Now, if I were to see a brother or sister in Christ sinning - and there are some obvious things that need not be relegated to the it's-okay-for-you-but-not-for-me pile - there are specific scriptural instructions there.

But it seems to me that you're asking about something different. How do I tell my sister in Christ that reading all those romances like she does has started to warp her perception of her husband in a negative way? How can I share with my Christian brother that the music he's listening to, or the movies he watches are hurting his witness to his kids?

How would I know these things if I didn't know him? I have to come at it from the negative impact the action is having. And I can't imagine trying to do that without saturating the situation in prayer. Making sure it's ME God wants to use in this situation in this way (by talking to him). I believe that if God wants ME to intervene like that, He'll give me the opening I need. I won't have to go slamming into this person's life like a legalist hammer.

Mike Schutz
1st May 2008, 09:40 AM (09:40)
I don't think this is at all possible outside the context of a relationship.

Now, if I were to see a brother or sister in Christ sinning - and there are some obvious things that need not be relegated to the it's-okay-for-you-but-not-for-me pile - there are specific scriptural instructions there.

But it seems to me that you're asking about something different. How do I tell my sister in Christ that reading all those romances like she does has started to warp her perception of her husband in a negative way? How can I share with my Christian brother that the music he's listening to, or the movies he watches are hurting his witness to his kids?

How would I know these things if I didn't know him? I have to come at it from the negative impact the action is having. And I can't imagine trying to do that without saturating the situation in prayer. Making sure it's ME God wants to use in this situation in this way (by talking to him). I believe that if God wants ME to intervene like that, He'll give me the opening I need. I won't have to go slamming into this person's life like a legalist hammer.

Thanks, Tami.
Coming at this from the side of the person needing guidance, Tami has clearly explained why Christian community is so important. I have a real and dangerous "bent" toward self-delusion and subjectivity. It is only within the context of relationships that I can be held accountable and thus able to see myself more objectively.
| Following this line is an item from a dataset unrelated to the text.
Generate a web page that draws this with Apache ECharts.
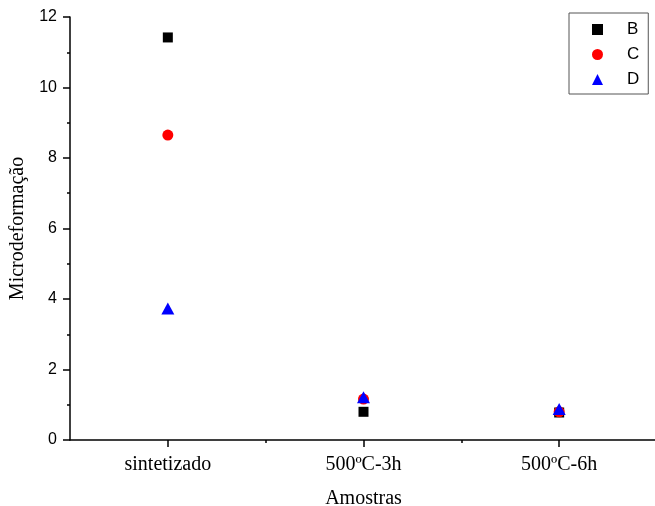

Encouraging those within our fellowship to developing relationships where they allow others to speak the truth in love to us is an essential part of discipleship.

Crystal Lutton
1st May 2008, 11:52 AM (11:52)
The idea of "speak the truth in love" does not mean that you speak the truth because you love, or that you love by speaking the truth. I truly believe it means that the only context in which people will hear the truth you bring is in a relationship founded and grounded in love. When you love someone you have their ear and access to their heart. If you don't love them, just stay quiet, pray for them, and hope someone who does love them will bring truth to them. If you want the opportunity to bring truth you have to start with the need to love. Without love you are a sounding gong or a clanging brass.

Ryan Scott
1st May 2008, 12:53 PM (12:53)
Perhaps the Christian standard we should communicate is grace?

Are you acting with grace in all situations? Are things in your life hampering your ability to act gracefully towards others?

Barbara Moulton
1st May 2008, 01:49 PM (13:49)
I think the responses are right on. We need to be in relationship with people before this kind of "truth speaking" can go on.

Maybe that's one of the problems with NazNet. We have the illusion of relationship and are therefore surprised when others don't take our words of advice and/or admonition with gratitude :)

Crystal Lutton
1st May 2008, 10:23 PM (22:23)
I think that is a risk with any online board. When you move into an intentional online community there is a lot more chance for relationship (people developing relationships off of the board) and the opportunity for love is greater--thus more openness for truth.